ONE of the
saddest consequences of the economic crisis ravaging Greece is that suicide has
risen steadily in a country where the number of people taking their own life
used to be comparatively low. The official statistics are bad enough, but they
almost certainly under-state the phenomenon.
In
2011 it was recorded that 393 Greek men and 84 women had taken their own lives;
that was up from 336 men and 41 women in 2010. Klimaka, a Greek NGO which drew
attention to these figures, reckons that serious suicide attempts (regardless
of the outcome) are 15-20 times more frequent than recorded suicides.
Every so often a dramatic act of despair catches the country's imagination. In spring last year a 77-year-old retired pharmacist shot himself in the head in the central square of Athens, leaving a note saying that he could not bear the idea of "scavenging in dustbins for food and becoming a burden to my child… "And anybody who knows Greece well can probably think of at least one acquaintance whose death was prompted, entirely or in part, by financial desperation.
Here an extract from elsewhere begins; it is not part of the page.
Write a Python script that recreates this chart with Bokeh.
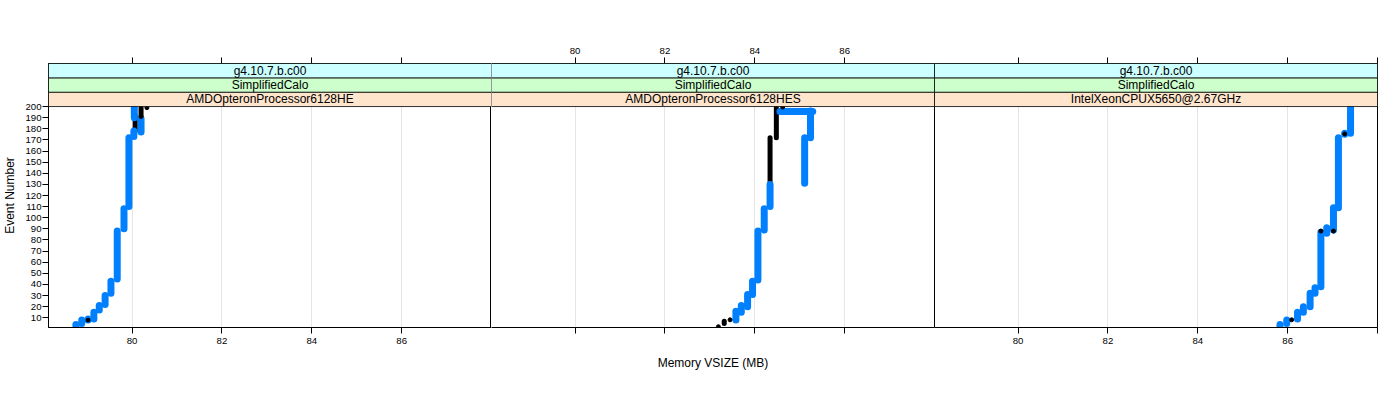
from bokeh.plotting import figure
from bokeh.layouts import row
from bokeh.models import Range1d, FixedTicker, LinearAxis, BoxAnnotation, Label
from bokeh.embed import file_html
from bokeh.resources import INLINE

FONT = "Liberation Sans"
BLUE = "#0080ff"

# ---------------- data ----------------
version = "g4.10.7.b.c00"
benchmark = "SimplifiedCalo"
cpus = ["AMDOpteronProcessor6128HE", "AMDOpteronProcessor6128HES", "IntelXeonCPUX5650@2.67GHz"]

x_ticks = [80, 82, 84, 86, 88]
x_tick_labels = ["80", "82", "84", "86", ""]
y_ticks = [10, 20, 30, 40, 50, 60, 70, 80, 90, 100,
           110, 120, 130, 140, 150, 160, 170, 180, 190, 200]

# Panel 1: AMDOpteronProcessor6128HE  (memory MB, event range)
he_blue_x = [78.75, 78.88, 79.02, 79.15, 79.27, 79.40, 79.53, 79.67, 79.82, 79.93, 80.04, 80.20, 80.05]
he_blue_y0 = [2, 5, 8, 9, 17, 22, 32, 45, 90, 110, 173, 177, 190]
he_blue_y1 = [4, 8, 9, 15, 21, 30, 43, 88, 108, 172, 178, 189, 199]
he_black_x = [80.07, 80.20]
he_black_y0 = [178, 186]
he_black_y1 = [192, 199]
he_dot_x = [79.02, 80.20, 80.33]
he_dot_y = [8, 191, 199]

# Panel 2: AMDOpteronProcessor6128HES
hes_blue_x = [83.58, 83.70, 83.84, 83.95, 84.07, 84.21, 84.34, 85.24, 85.11]
hes_blue_y0 = [8, 15, 20, 31, 44, 89, 110, 172, 131]
hes_blue_y1 = [16, 21, 31, 43, 88, 108, 130, 196, 172]
hes_blue_h_x0 = [84.56]
hes_blue_h_x1 = [85.29]
hes_blue_h_y = [195.5]
hes_black_x = [83.32, 84.34, 84.48]
hes_black_y0 = [5, 131, 172]
hes_black_y1 = [7, 172, 199]
hes_dot_x = [83.19, 83.45, 84.62]
hes_dot_y = [2, 8.2, 199.5]

# Panel 3: IntelXeonCPUX5650@2.67GHz
xe_blue_x = [85.83, 85.98, 86.22, 86.35, 86.50, 86.61, 86.74, 86.87, 87.02, 87.13, 87.27, 87.40]
xe_blue_y0 = [2, 5, 9, 15, 20, 32, 38, 86, 89, 109, 175, 176]
xe_blue_y1 = [4, 8, 15, 20, 32, 37, 87, 91, 109, 172, 176, 199]
xe_black_x = []
xe_black_y0 = []
xe_black_y1 = []
xe_dot_x = [86.09, 86.74, 87.02, 87.27]
xe_dot_y = [8.2, 88, 88, 175.4]

panels = [
    (cpus[0], he_blue_x, he_blue_y0, he_blue_y1, he_black_x, he_black_y0, he_black_y1, he_dot_x, he_dot_y),
    (cpus[1], hes_blue_x, hes_blue_y0, hes_blue_y1, hes_black_x, hes_black_y0, hes_black_y1, hes_dot_x, hes_dot_y),
    (cpus[2], xe_blue_x, xe_blue_y0, xe_blue_y1, xe_black_x, xe_black_y0, xe_black_y1, xe_dot_x, xe_dot_y),
]

# ---------------- layout ----------------
xr = Range1d(78.14, 88.0)
yr = Range1d(1.3, 238.7)
Y_DATA_TOP = 200
strip_h = (yr.end - Y_DATA_TOP) / 3.0


def style_x_axis(ax, show_labels, standoff):
    ax.ticker = FixedTicker(ticks=x_ticks)
    ax.major_tick_out = 6
    ax.major_tick_in = 0
    ax.minor_tick_line_color = None
    ax.axis_line_color = "black"
    ax.major_tick_line_color = "black"
    ax.major_label_text_font = FONT
    ax.major_label_text_font_size = "9.6px"
    ax.major_label_text_color = "black"
    ax.major_label_standoff = standoff
    labels = x_tick_labels if show_labels else [""] * len(x_ticks)
    ax.major_label_overrides = dict(zip(x_ticks, labels))


figs = []
for i, (cpu, bx, by0, by1, kx, ky0, ky1, dx, dy) in enumerate(panels):
    p = figure(frame_width=443, frame_height=264, x_range=xr, y_range=yr,
               output_backend="svg", toolbar_location=None,
               x_axis_location="below", y_axis_location=("left" if i == 0 else None),
               min_border_top=63, min_border_bottom=52,
               min_border_left=(39 if i == 0 else 0),
               min_border_right=(12 if i == 2 else 0))
    p.background_fill_color = "white"
    p.border_fill_color = "white"
    # outer panels draw the full box; the middle one shares their edges
    p.outline_line_color = None if i == 1 else "black"
    p.outline_line_width = 1

    # grid
    p.xgrid.ticker = FixedTicker(ticks=x_ticks)
    p.xgrid.grid_line_color = "#e6e6e6"
    p.ygrid.grid_line_color = None

    # bottom axis
    bottom = p.below[0]
    style_x_axis(bottom, show_labels=(i != 1), standoff=4)
    if i == 1:
        bottom.axis_label = "Memory VSIZE (MB)"
        bottom.axis_label_text_font = FONT
        bottom.axis_label_text_font_size = "12px"
        bottom.axis_label_text_font_style = "normal"
        bottom.axis_label_text_color = "black"
        bottom.axis_label_standoff = 22

    # top axis
    top = LinearAxis()
    style_x_axis(top, show_labels=(i == 1), standoff=4)
    p.add_layout(top, "above")

    # left axis
    if i == 0:
        la = p.left[0]
        la.ticker = FixedTicker(ticks=y_ticks)
        la.major_tick_out = 6
        la.major_tick_in = 0
        la.minor_tick_line_color = None
        la.axis_line_color = "black"
        la.major_tick_line_color = "black"
        la.major_label_text_font = FONT
        la.major_label_text_font_size = "9.6px"
        la.major_label_text_color = "black"
        la.major_label_standoff = 1
        la.axis_label = "Event Number"
        la.axis_label_text_font = FONT
        la.axis_label_text_font_size = "12px"
        la.axis_label_text_font_style = "normal"
        la.axis_label_text_color = "black"
        la.axis_label_standoff = 5

    # data
    if kx:
        p.segment(x0=kx, y0=ky0, x1=kx, y1=ky1, line_color="black", line_width=5, line_cap="round")
    p.segment(x0=bx, y0=by0, x1=bx, y1=by1, line_color=BLUE, line_width=7, line_cap="round")
    if i == 1:
        p.segment(x0=hes_blue_h_x0, y0=hes_blue_h_y, x1=hes_blue_h_x1, y1=hes_blue_h_y,
                  line_color=BLUE, line_width=7, line_cap="round")
    p.scatter(x=dx, y=dy, size=4, color="black")

    # strips
    strip_items = [(cpu, "#ffe5cc"), (benchmark, "#ccffcc"), (version, "#ccffff")]
    for k, (txt, col) in enumerate(strip_items):
        b = Y_DATA_TOP + k * strip_h
        p.add_layout(BoxAnnotation(bottom=b, top=b + strip_h, fill_color=col, fill_alpha=1.0,
                                   line_color="black", line_width=1, line_alpha=0.8))
        p.add_layout(Label(x=(xr.start + xr.end) / 2, y=b + strip_h / 2, text=txt,
                           text_align="center", text_baseline="middle",
                           text_font=FONT, text_font_size="12px", text_color="black"))
    figs.append(p)

layout = row(*figs, spacing=0)
open("out.html", "w").write(file_html(layout, INLINE))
One reason why official suicide rates are
misleadingly low is the social, and spiritual, stigma attached to the act. As
with most Christian denominations, suicide is condemned by the Orthodox Church,
to which most Greeks, with widely varying levels of conviction, formally
belong. By its own rules, the church should refuse the usual burial rites to a
person who has taken his own life, although the rules may be relaxed if it can
be shown the balance of the mind was disturbed.
For all these reasons, a pronouncement by
the Archbishop of Athens on the subject of suicide commands attention.
Archbishop Hieronymus, a more sympathetic and less verbose figure than some of
his recent predecessors, addressed [in Greek] the issue in a newspaper column
yesterday, using a tone that was pretty humane, as church statements on the
matter go. Suicide, he wrote in Kathimerini, could be undertaken for many reasons,
none of them ultimately well-founded: ranging from simple despair to a desire
to punish our nearest and dearest, or even to regain the love of people who see
us as a failure. It sometimes reflected a person's loss of a relationship with
God or a desire to punish God.
"I won't go on any longer, so as to not to give the wrong impression that I judge harshly the people who resort to the act in question. Our respect for their memory and the love we feel for them as unique human persons must remain undiminished," he added. (Those are not easy words for an Orthodox bishop to say; they recall some of the more humane recent pronouncements of Pope Francis.) But the archbishop urged the media not to glamorize acts of suicidal protest.
As you'd expect from a Christian hierarch,
he rejected the secular-humanist view of suicide as a valid personal choice, a
view summed up by the title of a popular British play: "Whose life is it
anyway?" As he put it: "The universal
principles of personal freedom and self-determination cannot be called into
question… but they do have limits. They cannot remain unlimited when, applied
in a certain way, they cause so much pain." While insisting that suicide
was the wrong way to utter a cry of despair, the archbishop urged all those
affected or bereaved by the act to reflect on their own failure to offer succor
in time.
When Greek clergy have hit the headlines in
recent times, it has often been for lamentable reasons: because they are
fighting inter-church turf wars or embroiled in financial scandals. To his
credit, Archbishop Hieronymus has largely avoided those traps, and he has
spoken out against the anti-immigrant racism, some of it using quasi-religious
rhetoric, which has raised its head in Greece. And whether people fully agree
with it or not, this latest intervention will also be received with respect.